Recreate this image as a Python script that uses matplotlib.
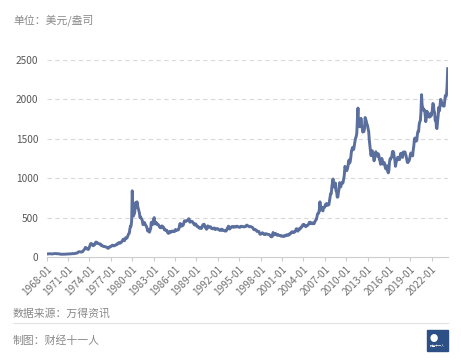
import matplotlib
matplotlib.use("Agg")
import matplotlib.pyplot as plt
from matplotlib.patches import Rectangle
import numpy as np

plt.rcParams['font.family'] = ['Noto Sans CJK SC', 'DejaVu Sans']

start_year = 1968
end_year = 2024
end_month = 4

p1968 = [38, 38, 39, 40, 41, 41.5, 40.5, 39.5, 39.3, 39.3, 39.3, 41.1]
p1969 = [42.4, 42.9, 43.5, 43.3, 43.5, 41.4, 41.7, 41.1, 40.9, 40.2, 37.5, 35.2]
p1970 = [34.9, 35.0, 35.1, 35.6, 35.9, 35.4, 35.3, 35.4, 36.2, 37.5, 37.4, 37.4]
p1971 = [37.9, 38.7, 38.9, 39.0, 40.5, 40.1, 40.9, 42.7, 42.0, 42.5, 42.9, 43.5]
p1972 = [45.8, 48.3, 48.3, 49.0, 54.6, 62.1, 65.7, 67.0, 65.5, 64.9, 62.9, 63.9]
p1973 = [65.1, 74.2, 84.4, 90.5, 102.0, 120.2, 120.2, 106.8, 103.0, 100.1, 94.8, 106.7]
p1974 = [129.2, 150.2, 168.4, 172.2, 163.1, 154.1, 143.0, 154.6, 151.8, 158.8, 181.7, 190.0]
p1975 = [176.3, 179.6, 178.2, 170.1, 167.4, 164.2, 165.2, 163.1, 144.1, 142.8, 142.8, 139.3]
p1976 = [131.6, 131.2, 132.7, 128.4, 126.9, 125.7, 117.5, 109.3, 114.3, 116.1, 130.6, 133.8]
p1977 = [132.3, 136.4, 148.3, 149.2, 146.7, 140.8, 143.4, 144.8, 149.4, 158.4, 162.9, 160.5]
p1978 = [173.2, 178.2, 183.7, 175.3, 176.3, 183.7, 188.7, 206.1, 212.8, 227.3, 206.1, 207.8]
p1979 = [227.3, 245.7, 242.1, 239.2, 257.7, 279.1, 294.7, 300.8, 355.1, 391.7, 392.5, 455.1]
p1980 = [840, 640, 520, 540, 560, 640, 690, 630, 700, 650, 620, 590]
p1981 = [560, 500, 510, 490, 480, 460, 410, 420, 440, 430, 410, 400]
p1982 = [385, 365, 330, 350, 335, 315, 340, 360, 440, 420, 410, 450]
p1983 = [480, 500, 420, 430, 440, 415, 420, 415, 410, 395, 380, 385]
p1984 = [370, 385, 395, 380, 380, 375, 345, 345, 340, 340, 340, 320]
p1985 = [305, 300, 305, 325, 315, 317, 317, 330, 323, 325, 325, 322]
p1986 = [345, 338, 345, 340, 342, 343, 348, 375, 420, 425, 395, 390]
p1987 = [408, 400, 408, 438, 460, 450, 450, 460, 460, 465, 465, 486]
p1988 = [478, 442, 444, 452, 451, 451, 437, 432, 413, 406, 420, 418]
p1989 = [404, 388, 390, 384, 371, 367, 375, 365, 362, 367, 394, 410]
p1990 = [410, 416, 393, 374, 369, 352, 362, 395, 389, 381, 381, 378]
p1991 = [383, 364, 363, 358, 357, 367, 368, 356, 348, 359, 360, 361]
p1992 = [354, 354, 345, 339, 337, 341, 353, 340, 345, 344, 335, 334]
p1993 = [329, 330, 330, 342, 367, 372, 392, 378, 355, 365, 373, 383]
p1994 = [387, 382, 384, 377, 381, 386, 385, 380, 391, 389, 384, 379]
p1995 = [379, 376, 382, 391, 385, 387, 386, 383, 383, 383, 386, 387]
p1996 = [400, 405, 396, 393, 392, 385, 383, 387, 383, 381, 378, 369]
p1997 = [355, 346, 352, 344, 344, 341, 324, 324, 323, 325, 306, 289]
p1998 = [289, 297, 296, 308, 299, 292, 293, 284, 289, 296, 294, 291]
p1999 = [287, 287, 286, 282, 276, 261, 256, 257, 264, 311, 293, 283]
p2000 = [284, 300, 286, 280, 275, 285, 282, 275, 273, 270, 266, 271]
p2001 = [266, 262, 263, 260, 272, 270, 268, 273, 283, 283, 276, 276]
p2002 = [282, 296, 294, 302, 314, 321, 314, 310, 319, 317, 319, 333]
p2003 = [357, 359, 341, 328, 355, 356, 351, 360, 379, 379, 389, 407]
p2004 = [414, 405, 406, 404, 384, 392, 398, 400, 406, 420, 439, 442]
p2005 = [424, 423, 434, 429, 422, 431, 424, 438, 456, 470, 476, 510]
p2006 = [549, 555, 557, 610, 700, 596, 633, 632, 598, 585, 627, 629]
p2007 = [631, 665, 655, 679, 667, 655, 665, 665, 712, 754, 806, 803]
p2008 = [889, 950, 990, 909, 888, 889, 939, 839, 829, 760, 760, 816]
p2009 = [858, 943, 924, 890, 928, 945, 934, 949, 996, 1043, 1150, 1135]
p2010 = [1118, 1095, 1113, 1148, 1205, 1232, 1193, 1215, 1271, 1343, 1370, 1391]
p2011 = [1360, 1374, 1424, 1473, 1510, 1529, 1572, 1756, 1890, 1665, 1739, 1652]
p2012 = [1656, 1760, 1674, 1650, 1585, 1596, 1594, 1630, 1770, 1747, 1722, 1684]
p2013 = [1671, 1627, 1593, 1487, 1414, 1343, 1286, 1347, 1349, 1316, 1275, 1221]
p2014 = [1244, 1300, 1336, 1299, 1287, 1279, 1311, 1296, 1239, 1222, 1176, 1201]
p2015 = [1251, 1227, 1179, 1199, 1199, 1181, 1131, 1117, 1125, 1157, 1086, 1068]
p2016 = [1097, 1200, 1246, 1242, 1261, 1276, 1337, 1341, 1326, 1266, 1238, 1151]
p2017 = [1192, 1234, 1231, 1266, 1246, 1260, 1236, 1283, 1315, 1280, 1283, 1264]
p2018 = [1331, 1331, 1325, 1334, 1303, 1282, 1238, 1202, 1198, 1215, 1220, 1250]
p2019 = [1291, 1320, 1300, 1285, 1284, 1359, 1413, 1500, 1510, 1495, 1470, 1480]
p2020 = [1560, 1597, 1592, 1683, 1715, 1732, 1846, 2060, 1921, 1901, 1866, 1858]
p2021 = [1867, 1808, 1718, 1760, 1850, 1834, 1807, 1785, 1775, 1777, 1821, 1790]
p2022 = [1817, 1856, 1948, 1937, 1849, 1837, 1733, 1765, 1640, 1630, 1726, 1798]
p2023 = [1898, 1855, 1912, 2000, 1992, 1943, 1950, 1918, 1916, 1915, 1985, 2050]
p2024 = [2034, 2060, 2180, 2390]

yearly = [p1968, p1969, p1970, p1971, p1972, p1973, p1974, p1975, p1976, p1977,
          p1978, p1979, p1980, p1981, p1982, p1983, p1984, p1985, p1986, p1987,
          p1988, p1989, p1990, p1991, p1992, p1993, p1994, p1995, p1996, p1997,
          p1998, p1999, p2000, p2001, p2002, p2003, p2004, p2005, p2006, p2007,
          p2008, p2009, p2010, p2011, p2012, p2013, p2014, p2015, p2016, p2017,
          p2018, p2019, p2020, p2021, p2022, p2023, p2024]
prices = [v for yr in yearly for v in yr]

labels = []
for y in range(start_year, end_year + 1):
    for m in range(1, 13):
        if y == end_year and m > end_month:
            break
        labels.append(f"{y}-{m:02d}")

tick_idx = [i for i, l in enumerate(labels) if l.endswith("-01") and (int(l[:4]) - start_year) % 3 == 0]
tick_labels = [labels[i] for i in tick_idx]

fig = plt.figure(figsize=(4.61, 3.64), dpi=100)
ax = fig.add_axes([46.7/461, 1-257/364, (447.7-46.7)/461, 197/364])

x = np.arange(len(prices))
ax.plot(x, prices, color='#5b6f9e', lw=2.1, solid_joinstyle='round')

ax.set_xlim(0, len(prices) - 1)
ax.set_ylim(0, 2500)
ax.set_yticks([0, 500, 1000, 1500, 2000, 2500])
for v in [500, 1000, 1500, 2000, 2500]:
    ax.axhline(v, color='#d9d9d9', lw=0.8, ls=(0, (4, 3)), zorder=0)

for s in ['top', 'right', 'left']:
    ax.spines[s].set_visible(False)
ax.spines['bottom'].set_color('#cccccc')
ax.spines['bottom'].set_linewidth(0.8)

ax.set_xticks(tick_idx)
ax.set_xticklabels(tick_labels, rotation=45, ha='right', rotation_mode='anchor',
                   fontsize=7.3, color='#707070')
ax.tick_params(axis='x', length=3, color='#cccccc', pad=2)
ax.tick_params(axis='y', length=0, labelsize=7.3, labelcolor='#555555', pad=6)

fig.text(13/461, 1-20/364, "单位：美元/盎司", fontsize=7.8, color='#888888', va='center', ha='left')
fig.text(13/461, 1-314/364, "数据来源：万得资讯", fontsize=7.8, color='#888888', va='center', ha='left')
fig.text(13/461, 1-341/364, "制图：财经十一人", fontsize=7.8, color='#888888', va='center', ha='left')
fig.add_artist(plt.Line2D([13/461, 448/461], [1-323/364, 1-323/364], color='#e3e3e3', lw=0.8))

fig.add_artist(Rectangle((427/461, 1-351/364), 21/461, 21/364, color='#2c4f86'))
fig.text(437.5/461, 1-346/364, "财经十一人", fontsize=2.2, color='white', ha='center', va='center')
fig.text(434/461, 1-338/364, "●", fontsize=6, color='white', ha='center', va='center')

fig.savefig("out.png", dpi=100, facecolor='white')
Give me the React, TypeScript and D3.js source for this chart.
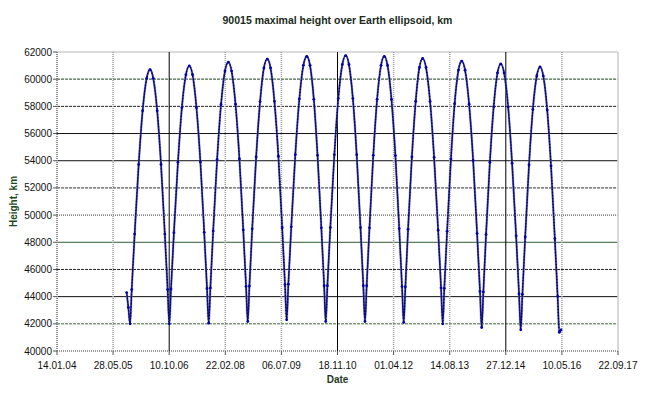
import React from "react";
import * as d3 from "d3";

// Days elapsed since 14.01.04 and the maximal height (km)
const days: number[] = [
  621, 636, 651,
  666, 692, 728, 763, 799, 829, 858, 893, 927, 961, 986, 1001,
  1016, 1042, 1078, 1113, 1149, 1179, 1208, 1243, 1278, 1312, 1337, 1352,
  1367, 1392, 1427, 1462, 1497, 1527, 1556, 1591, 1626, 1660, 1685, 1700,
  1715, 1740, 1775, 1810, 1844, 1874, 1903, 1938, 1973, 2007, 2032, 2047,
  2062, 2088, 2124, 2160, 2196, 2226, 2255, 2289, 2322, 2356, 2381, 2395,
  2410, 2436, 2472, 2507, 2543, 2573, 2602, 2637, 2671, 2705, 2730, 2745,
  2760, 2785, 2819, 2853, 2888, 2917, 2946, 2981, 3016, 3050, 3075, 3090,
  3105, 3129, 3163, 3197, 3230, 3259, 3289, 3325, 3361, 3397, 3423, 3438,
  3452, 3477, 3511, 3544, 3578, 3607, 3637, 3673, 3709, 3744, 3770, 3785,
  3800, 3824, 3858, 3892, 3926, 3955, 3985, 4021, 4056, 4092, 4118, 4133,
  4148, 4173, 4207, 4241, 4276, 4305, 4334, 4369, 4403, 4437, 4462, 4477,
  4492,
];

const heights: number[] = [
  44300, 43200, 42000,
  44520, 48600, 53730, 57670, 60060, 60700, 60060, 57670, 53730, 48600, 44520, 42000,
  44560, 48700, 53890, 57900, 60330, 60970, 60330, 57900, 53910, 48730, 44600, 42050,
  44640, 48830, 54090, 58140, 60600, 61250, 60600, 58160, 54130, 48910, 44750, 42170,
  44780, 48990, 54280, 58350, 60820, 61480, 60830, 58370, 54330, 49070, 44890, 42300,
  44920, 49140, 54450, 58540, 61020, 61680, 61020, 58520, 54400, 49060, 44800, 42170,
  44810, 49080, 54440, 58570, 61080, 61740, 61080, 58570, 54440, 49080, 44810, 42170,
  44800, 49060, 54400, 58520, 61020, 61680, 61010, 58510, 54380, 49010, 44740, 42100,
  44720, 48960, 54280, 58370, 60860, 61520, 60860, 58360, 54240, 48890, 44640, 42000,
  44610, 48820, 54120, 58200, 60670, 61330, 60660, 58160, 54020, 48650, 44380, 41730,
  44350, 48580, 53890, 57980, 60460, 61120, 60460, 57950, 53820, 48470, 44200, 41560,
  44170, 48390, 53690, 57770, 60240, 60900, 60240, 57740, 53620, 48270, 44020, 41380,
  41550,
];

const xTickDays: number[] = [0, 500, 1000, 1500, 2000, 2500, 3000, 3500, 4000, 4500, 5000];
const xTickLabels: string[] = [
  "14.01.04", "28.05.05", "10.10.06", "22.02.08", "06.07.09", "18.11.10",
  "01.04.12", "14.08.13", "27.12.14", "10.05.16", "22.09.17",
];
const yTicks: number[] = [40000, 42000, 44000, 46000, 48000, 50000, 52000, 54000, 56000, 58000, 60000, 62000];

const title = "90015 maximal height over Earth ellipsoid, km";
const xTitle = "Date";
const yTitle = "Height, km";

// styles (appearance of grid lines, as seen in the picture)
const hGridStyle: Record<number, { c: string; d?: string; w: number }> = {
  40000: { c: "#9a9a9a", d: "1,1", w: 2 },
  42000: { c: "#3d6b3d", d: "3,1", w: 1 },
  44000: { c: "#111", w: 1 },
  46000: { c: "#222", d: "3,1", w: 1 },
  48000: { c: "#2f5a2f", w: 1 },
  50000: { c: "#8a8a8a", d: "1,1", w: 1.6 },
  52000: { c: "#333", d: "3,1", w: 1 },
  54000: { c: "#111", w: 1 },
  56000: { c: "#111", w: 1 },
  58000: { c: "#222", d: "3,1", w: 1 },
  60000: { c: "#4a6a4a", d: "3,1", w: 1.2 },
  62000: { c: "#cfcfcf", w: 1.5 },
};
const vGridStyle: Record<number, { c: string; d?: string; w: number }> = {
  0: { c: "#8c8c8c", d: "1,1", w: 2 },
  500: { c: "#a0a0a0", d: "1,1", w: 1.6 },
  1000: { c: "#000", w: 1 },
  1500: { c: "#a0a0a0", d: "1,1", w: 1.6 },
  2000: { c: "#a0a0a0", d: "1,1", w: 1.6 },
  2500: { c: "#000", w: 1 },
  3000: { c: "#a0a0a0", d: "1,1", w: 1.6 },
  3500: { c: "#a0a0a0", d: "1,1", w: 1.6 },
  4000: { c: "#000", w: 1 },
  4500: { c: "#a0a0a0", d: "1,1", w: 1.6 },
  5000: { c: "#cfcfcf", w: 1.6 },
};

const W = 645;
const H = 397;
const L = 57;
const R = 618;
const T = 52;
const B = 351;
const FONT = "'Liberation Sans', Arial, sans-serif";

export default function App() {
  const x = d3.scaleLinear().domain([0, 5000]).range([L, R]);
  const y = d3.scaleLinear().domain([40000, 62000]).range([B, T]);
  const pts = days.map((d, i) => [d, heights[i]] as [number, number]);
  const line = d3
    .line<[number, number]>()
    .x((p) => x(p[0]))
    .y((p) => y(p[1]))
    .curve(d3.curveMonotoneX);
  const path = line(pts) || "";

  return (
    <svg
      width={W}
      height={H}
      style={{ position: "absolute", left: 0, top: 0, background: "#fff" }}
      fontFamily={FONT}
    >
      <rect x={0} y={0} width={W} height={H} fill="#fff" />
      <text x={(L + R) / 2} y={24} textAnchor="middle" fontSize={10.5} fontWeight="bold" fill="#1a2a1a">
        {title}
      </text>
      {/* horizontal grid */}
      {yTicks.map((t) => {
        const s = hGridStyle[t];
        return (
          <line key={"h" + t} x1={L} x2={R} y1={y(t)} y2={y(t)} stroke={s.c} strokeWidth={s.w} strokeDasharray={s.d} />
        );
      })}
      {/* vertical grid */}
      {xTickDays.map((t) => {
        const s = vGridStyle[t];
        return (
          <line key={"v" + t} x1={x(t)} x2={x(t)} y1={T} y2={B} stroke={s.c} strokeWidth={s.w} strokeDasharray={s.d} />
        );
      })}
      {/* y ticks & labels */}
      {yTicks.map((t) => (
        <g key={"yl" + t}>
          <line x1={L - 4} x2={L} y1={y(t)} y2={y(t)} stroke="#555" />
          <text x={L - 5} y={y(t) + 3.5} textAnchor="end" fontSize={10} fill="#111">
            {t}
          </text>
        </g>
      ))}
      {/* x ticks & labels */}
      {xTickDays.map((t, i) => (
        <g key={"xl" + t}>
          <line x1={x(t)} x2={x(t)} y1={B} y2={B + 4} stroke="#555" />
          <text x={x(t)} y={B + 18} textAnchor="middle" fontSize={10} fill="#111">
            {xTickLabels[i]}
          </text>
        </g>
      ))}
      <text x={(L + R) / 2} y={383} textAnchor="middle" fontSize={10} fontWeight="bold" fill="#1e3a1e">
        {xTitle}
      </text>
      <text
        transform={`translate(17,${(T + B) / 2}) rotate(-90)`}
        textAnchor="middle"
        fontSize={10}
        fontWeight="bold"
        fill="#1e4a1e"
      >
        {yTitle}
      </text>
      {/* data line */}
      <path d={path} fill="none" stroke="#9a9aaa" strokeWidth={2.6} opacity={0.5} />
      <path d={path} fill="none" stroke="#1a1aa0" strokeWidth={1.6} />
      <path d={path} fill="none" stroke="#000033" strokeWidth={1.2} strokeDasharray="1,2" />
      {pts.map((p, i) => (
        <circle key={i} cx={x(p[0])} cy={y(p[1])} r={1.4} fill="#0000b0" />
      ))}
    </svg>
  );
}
= = =
* **TO BE DONE**: Begin at the first line of the records and please reproduce every line exactly through the one containing "end_month = 4", leaving all pictures out.

* **THE SOLUTION**:
Recreate this image as a Python script that uses matplotlib.
import matplotlib
matplotlib.use("Agg")
import matplotlib.pyplot as plt
from matplotlib.patches import Rectangle
import numpy as np

plt.rcParams['font.family'] = ['Noto Sans CJK SC', 'DejaVu Sans']

start_year = 1968
end_year = 2024
end_month = 4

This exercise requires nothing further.